A Case for Using Google Analytics’ Dashboards

After identifying which metrics and dimensions a manager will measure, the next step is the task of monitoring and reporting. To make this job easier, Google Analytics provides dashboards. A dashboard is a collection of ‘widgets,’ or data interfaces such as timelines or charts, that visually represent data. Dashboards help users efficiently review important metrics and dimensions, like traffic sources or social media shares, quickly generate reporting tools, and create data-friendly cultures through easy sharing and visually storytelling. Dashboards aid managers in processing website information and communicating that information to a broader audience. 

Examples of Google Analytics widgets by      Kissmetrics .

Examples of Google Analytics widgets by Kissmetrics.


Efficiently review important information

Understanding the activity surrounding even a single goal in Google Analytics may require looking at multiple variables. Many managers are under time constraints, making the task of repeatedly retrieving the same collection of metrics from individual report pages burdensome. Also, if a manager does not chronicle and standardize reporting methods (timeline observed, steps taken to arrive at desired data, etc.) there is a possibility of inaccurately reporting results. Google Analytics’ dashboard functions cut through those issues by isolating and automating collection of the desired information, centralizing it in one easy to access location.


Quickly generate reporting tools

Creating a dashboard gives users the ability to refresh, print, save, and share the most relevant metrics effortlessly.
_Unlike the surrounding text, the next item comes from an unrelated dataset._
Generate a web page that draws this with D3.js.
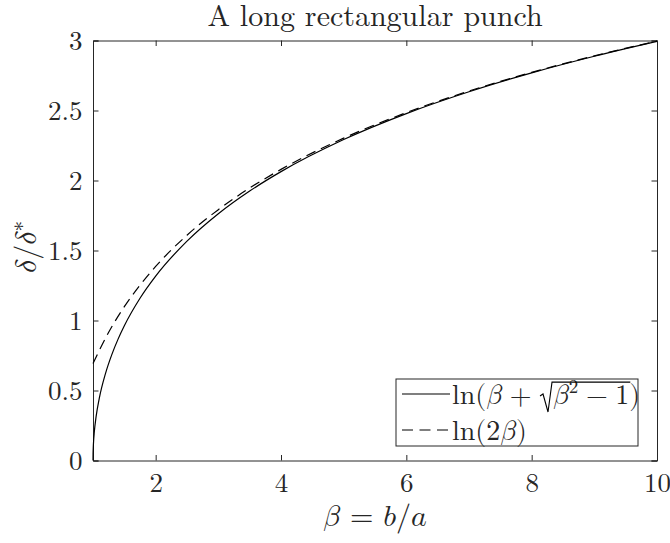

Depending on the reporting requirements for the organization, a manager could use the dashboard’s maps, charts, and graphs as a standalone report, or as a visual supplement to a fuller explanation. However, managers should be cautious when issuing dashboard reports to those unfamiliar with web analytics and with the dashboard’s components and purpose. A dashboard in isolation does not provide explanations of its contents, so any user without previous exposure to the dashboard will not be able to fully comprehend its significance.  


Create a data-friendly culture

If an organization is struggling to incorporate data into its everyday operations, dashboards could be a useful starting point. Google Analytics allows users to easily share dashboards through shared access links and email, as well as print outs. (Note: in order to share links of dashboards the other users need to have access to the organization’s Google Analytics account.) Dashboards also encourage data consumption because they present data using visual aids, like charts and graphs. These visual aids are not only eye-catching but they give the user the ability tell a data-driven story in a new way. Finally, dashboards cater to varying skill levels of data analyses. Someone who knows little about the intricacies of data analysis can ask clarifying questions about the widgets, providing a point of entry to the world of data-informed decisions.
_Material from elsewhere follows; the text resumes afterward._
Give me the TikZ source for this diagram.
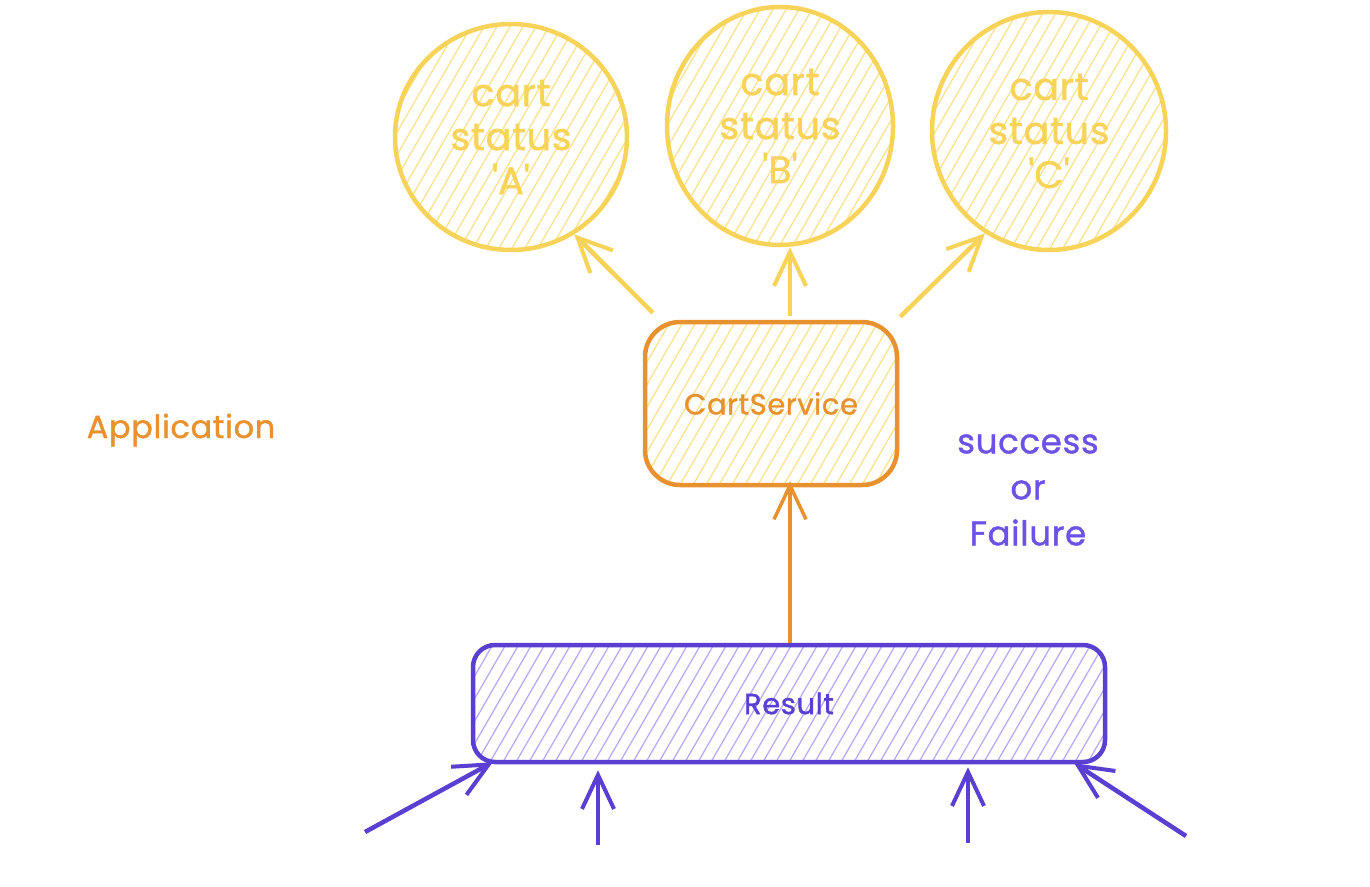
\documentclass[tikz,border=0pt]{standalone}
\usepackage{fontspec}
\setmainfont{Poppins}[FakeBold=1.2, LetterSpace=2]
\usetikzlibrary{shapes.geometric,arrows.meta}
\definecolor{yel}{HTML}{F8D35A}
\definecolor{yelhatch}{HTML}{FAE38F}
\definecolor{org}{HTML}{E8922F}
\definecolor{pur}{HTML}{5B3FD3}
\definecolor{purtext}{HTML}{6E52E6}
\definecolor{purhatch}{HTML}{BBABF6}
\newcommand{\sq}{\textquotesingle}
\tikzset{
  hatchfill/.style={path picture={
    \foreach \k in {-60,...,60}
      \draw[#1, line width=1.3pt] ([xshift={\k*13pt}]path picture bounding box.south) -- ++(60:320pt);}},
  statecircle/.style={ellipse, draw=yel, line width=4.5pt, inner sep=0pt, hatchfill=yelhatch,
    text=yel, font=\fontsize{38}{44}\selectfont, align=center},
  cartbox/.style={rectangle, rounded corners=35pt, draw=org, line width=4.5pt, inner sep=0pt,
    hatchfill=yelhatch, text=org, font=\fontsize{29}{34}\selectfont},
  resbox/.style={rectangle, rounded corners=22pt, draw=pur, line width=4.5pt, inner sep=0pt,
    hatchfill=purhatch, text=pur, font=\fontsize{29}{34}\selectfont},
  barb/.style={-{Straight Barb[length=34pt,width=32pt,line width=#1]}},
  yarrow/.style={draw=yel, line width=4.5pt, barb=4pt},
  oarrow/.style={draw=org, line width=4pt, barb=3.5pt},
  parrow/.style={draw=pur, line width=4.5pt, barb=4pt},
}
\begin{document}
\begin{tikzpicture}[x=1pt,y=-1pt]
\useasboundingbox (0,0) rectangle (1370,886);
\fill[white] (0,0) rectangle (1370,886);

\node[statecircle, minimum width=232pt, minimum height=226pt] (A) at (511,137) {cart\\status\\\sq A\sq};
\node[statecircle, minimum width=226pt, minimum height=238pt] (B) at (780,126) {cart\\status\\\sq B\sq};
\node[statecircle, minimum width=234pt, minimum height=238pt] (C) at (1049,131) {cart\\status\\\sq C\sq};

\node[cartbox, minimum width=252pt, minimum height=163pt] (cart) at (771,403.5) {CartService};
\node[resbox, minimum width=632pt, minimum height=117pt] (res) at (789,703.5) {Result};

\node[text=org, font=\fontsize{32}{36}\selectfont] (app) at (181,430) {Application};
\node[text=purtext, font=\fontsize{34}{46}\selectfont, align=center] (sf) at (1028,490) {success\\or\\Failure};

\draw[yarrow] ([shift={(10,-7)}]cart.north west) -- (A.-57);
\draw[yarrow] ([shift={(19,-4)}]cart.north) -- ([xshift=10pt]B.south);
\draw[yarrow] ([shift={(1,-3)}]cart.north east) -- (C.-122);

\draw[oarrow] ([xshift=1pt]res.north) -- ([shift={(19,-6)}]cart.south);

\coordinate (p1) at (365,832);
\coordinate (p2) at (598,845);
\coordinate (p3) at (968,843);
\coordinate (p4) at (1186,836);
\draw[parrow] (p1) -- ([shift={(22,-2)}]res.south west);
\draw[parrow] (p2) -- ([yshift=-6pt]p2 |- res.south);
\draw[parrow] (p3) -- ([yshift=-3pt]p3 |- res.south);
\draw[parrow] (p4) -- ([shift={(-33,-1)}]res.south east);
\end{tikzpicture}
\end{document}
Social media dashboard screen shot provided by    Dashboardjunkie   .

Social media dashboard screen shot provided by Dashboardjunkie.

Google provides a straightforward step-by-step guide to creating a new dashboard. That being said, creating a dashboard is far easier if the user already knows which particular data points will be monitored and, if audience segments are of interest, the audience segments are already created within Google Analytics. Current drawbacks to dashboards include limited customization of colors, fonts, and sizes of widgets and the cap of 12 widgets per dashboard.


Looking for dashboard ideas? Kissmetrics links to a host of collections including:

  •   Moz’s “5 Insightful Google Analytics Dashboards” - offers examples of a traffic overview dashboard and a visitor behavior dashboard.
  • Dashboard Junkie – select the ‘Browse Dashboards’ dropdown menu to select a dashboard to explore. From the blog dashboard to the social media dashboard, each dashboard is thoroughly dissected to explain the widgets included, what each widget means, and which questions the dashboard answers. These dashboards can also be downloaded and imported free of charge to personal Google Analytics accounts.
  • Econsultancy’s “10 Useful Google Analytics Custom Dashboards” – a collection of dashboards including an SEO dashboard and a content marketing dashboard from some of the web’s leading web analytics experts.